• [Given material]
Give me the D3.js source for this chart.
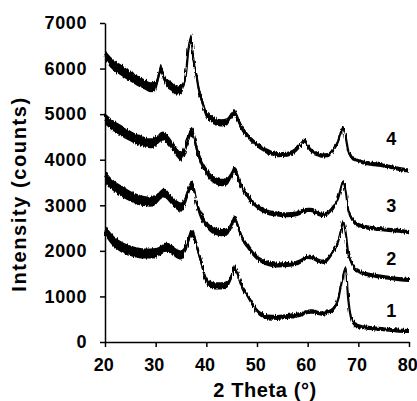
<!DOCTYPE html>
<html>
<head>
<meta charset="utf-8">
<script src="https://cdn.jsdelivr.net/npm/d3@7"></script>
<style>
  html, body { margin: 0; padding: 0; background: #fff; }
  svg { display: block; }
  text { font-family: "Liberation Sans", Arial, sans-serif; font-weight: bold; fill: #000; }
</style>
</head>
<body>
<svg id="chart" width="417" height="401"></svg>
<script>
// 2-theta sampling angles (degrees)
const angles = [20,21,22,23,24,25,26,27,28,29,30,30.5,31,31.5,32,33,34,35,35.5,36,36.5,37,37.5,38,38.5,39,
  40,41,42,43,44,45,45.5,46,46.5,47,48,49,50,51,52,54,56,58,59,59.5,60,61,62,63,64,65,66,66.5,67,67.5,68,68.5,69,
  70,72,74,76,78,80];

// Intensity (counts), one array per pattern
const pattern1 = [2450,2300,2180,2100,2040,2000,1970,1950,1940,1940,1950,1980,2010,2050,2080,2050,1950,1910,1960,2080,2250,2380,2350,2150,1950,1750,
  1350,1250,1230,1230,1260,1450,1620,1560,1380,1220,1050,850,680,590,550,540,560,590,620,640,660,670,640,620,650,720,930,1200,1450,1620,950,560,420,
  350,310,290,270,250,240];
const pattern2 = [3650,3500,3400,3330,3260,3200,3150,3110,3090,3080,3120,3170,3230,3270,3250,3130,3020,2960,3020,3150,3320,3440,3380,3100,2900,2760,
  2580,2470,2420,2400,2410,2580,2700,2620,2450,2300,2120,1970,1850,1780,1730,1690,1700,1740,1800,1840,1870,1850,1790,1760,1820,1980,2200,2420,2640,2400,1950,1780,1660,
  1560,1480,1440,1410,1380,1360];
const pattern3 = [4900,4800,4720,4650,4580,4520,4460,4420,4380,4360,4400,4450,4500,4520,4480,4350,4180,4080,4150,4300,4480,4620,4550,4280,4100,3950,
  3750,3600,3530,3500,3520,3680,3780,3700,3530,3400,3230,3080,2980,2900,2850,2810,2790,2820,2870,2890,2900,2890,2820,2790,2830,2960,3150,3350,3520,3300,2900,2750,2650,
  2570,2510,2480,2460,2440,2410];
const pattern4 = [6300,6150,6050,5980,5900,5830,5760,5700,5640,5590,5620,5800,6000,5850,5720,5620,5530,5550,5650,5900,6450,6650,6150,5880,5550,5350,
  5000,4900,4830,4810,4830,4980,5040,4950,4820,4700,4550,4420,4330,4250,4190,4110,4120,4250,4380,4420,4300,4170,4120,4090,4100,4220,4400,4580,4700,4500,4200,4080,4020,
  3970,3920,3890,3850,3800,3760];

// Half-width of the noise band (counts) at each angle
const noise = [120,120,120,120,120,115,115,115,110,110,110,100,100,100,100,100,100,100,100,100,100,100,100,95,95,95,
  80,80,80,80,80,75,75,75,75,75,60,60,55,55,55,55,55,55,48,48,48,48,48,48,48,48,48,48,48,48,48,48,48,
  45,45,45,45,45,45];

const seriesNames = ["1","2","3","4"];
const seriesValues = [pattern1, pattern2, pattern3, pattern4];
// Where each pattern's number label sits (angle, counts)
const labelAngles = [76.5, 76.5, 76.5, 76.5];
const labelCounts = [700, 1830, 2990, 4460];

const xTicks = [20,30,40,50,60,70,80];
const yTicks = [0,1000,2000,3000,4000,5000,6000,7000];
const xTitle = "2 Theta (°)";
const yTitle = "Intensity (counts)";

const svg = d3.select("#chart");
const x = d3.scaleLinear().domain([20, 80]).range([105, 409]);
const y = d3.scaleLinear().domain([0, 7000]).range([342, 23]);

// Rough edge texture for the noisy patterns (style only)
const defs = svg.append("defs");
const f = defs.append("filter").attr("id", "rough")
  .attr("x", "-2%").attr("y", "-5%").attr("width", "104%").attr("height", "110%");
f.append("feTurbulence").attr("type", "fractalNoise").attr("baseFrequency", "0.9 0.12")
  .attr("numOctaves", 1).attr("seed", 4).attr("result", "t");
f.append("feDisplacementMap").attr("in", "SourceGraphic").attr("in2", "t")
  .attr("scale", 4).attr("xChannelSelector", "R").attr("yChannelSelector", "G");

// Patterns
const band = d3.area()
  .x((d, i) => x(angles[i]))
  .y0(d => y(d.v - d.n))
  .y1(d => y(d.v + d.n))
  .curve(d3.curveMonotoneX);
const line = d3.line()
  .x((d, i) => x(angles[i]))
  .y(d => y(d.v))
  .curve(d3.curveMonotoneX);

const g = svg.append("g").attr("filter", "url(#rough)");
seriesValues.forEach(vals => {
  const pts = vals.map((v, i) => ({ v: v, n: noise[i] }));
  g.append("path").attr("d", band(pts)).attr("fill", "#000");
  g.append("path").attr("d", line(pts)).attr("fill", "none")
    .attr("stroke", "#000").attr("stroke-width", 2.2);
});

// Axes
const xAxis = svg.append("g").attr("transform", "translate(0,342)")
  .call(d3.axisBottom(x).tickValues(xTicks).tickFormat(d3.format("d")).tickSize(5).tickPadding(11).tickSizeOuter(0));
const yAxis = svg.append("g").attr("transform", "translate(105,0)")
  .call(d3.axisLeft(y).tickValues(yTicks).tickFormat(d3.format("d")).tickSize(5).tickPadding(13).tickSizeOuter(0));
[xAxis, yAxis].forEach(a => {
  a.selectAll("path, line").attr("stroke", "#000").attr("stroke-width", 1.5);
  a.selectAll("text").attr("font-size", 18).attr("font-family", null).attr("fill", "#000");
});
xAxis.selectAll("text").attr("dx", -1.8);
yAxis.selectAll("text").attr("letter-spacing", 0.6);

// Titles
svg.append("text").attr("x", 265).attr("y", 397).attr("text-anchor", "middle")
  .attr("font-size", 20).attr("letter-spacing", 0.6).text(xTitle);
svg.append("text").attr("transform", "translate(26,194) rotate(-90)").attr("text-anchor", "middle")
  .attr("font-size", 20).attr("letter-spacing", 1.6).text(yTitle);

// Pattern labels
seriesNames.forEach((name, i) => {
  svg.append("text").attr("x", x(labelAngles[i])).attr("y", y(labelCounts[i]))
    .attr("dy", "0.36em").attr("text-anchor", "middle").attr("font-size", 18).text(name);
});
</script>
</body>
</html>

• [What is required]
Give back exactly the lines from the first line of the data through the line with "70,72,74,76,78,80];", pictures excluded.

• [Expected answer]
Give me the D3.js source for this chart.
<!DOCTYPE html>
<html>
<head>
<meta charset="utf-8">
<script src="https://cdn.jsdelivr.net/npm/d3@7"></script>
<style>
  html, body { margin: 0; padding: 0; background: #fff; }
  svg { display: block; }
  text { font-family: "Liberation Sans", Arial, sans-serif; font-weight: bold; fill: #000; }
</style>
</head>
<body>
<svg id="chart" width="417" height="401"></svg>
<script>
// 2-theta sampling angles (degrees)
const angles = [20,21,22,23,24,25,26,27,28,29,30,30.5,31,31.5,32,33,34,35,35.5,36,36.5,37,37.5,38,38.5,39,
  40,41,42,43,44,45,45.5,46,46.5,47,48,49,50,51,52,54,56,58,59,59.5,60,61,62,63,64,65,66,66.5,67,67.5,68,68.5,69,
  70,72,74,76,78,80];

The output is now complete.